Israeli Defense Officials Warn of West Bank Flare-up as New Far-right Government Is Sworn In, Haaretz
Israeli defense officials warned of escalation in the West Bank due to the changes to the IDF decided upon in the coalition deals of the incoming Netanyahu-led government. The changes include the transfer of military powers to the heads of the far-right Religious Zionism and Otzma Yehudit parties – Bezalel Smotrich and Itamar Ben-Gvir.

Opinion and Analysis

This Is Netanyahu’s Dream State: Racist, Religious and Authoritarian, Haaretz
Editor-in-chief of Haaretz Aluf Benn writes, “Benjamin Netanyahu will return to the Prime Minister’s Office on Thursday to take apart and put together the state of Israel, which from now on will be more racist, religious and authoritarian.

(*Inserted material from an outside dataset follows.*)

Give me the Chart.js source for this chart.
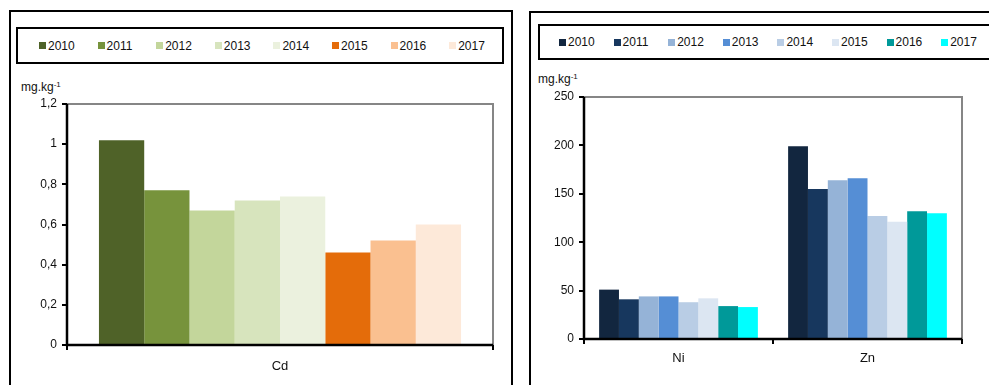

This is the state Netanyahu wants to lead: a state that preaches Jewish supremacy and regards its small Arab minority as a demographic threat and a community of criminals. A state that sees Orthodox Jewish law as a supreme command, kicking aside human and civil rights. A state without constitutional checks and balances, which were flimsy to begin with, and will now be revoked in the name of “governance.””

You’ve Heard of Bibi and Ben Gvir. Now Meet the Rest of the New Government, +972 Mag
Nate Orbach explains who Members of Netanyahu’s coalition include, and outlines their agendas.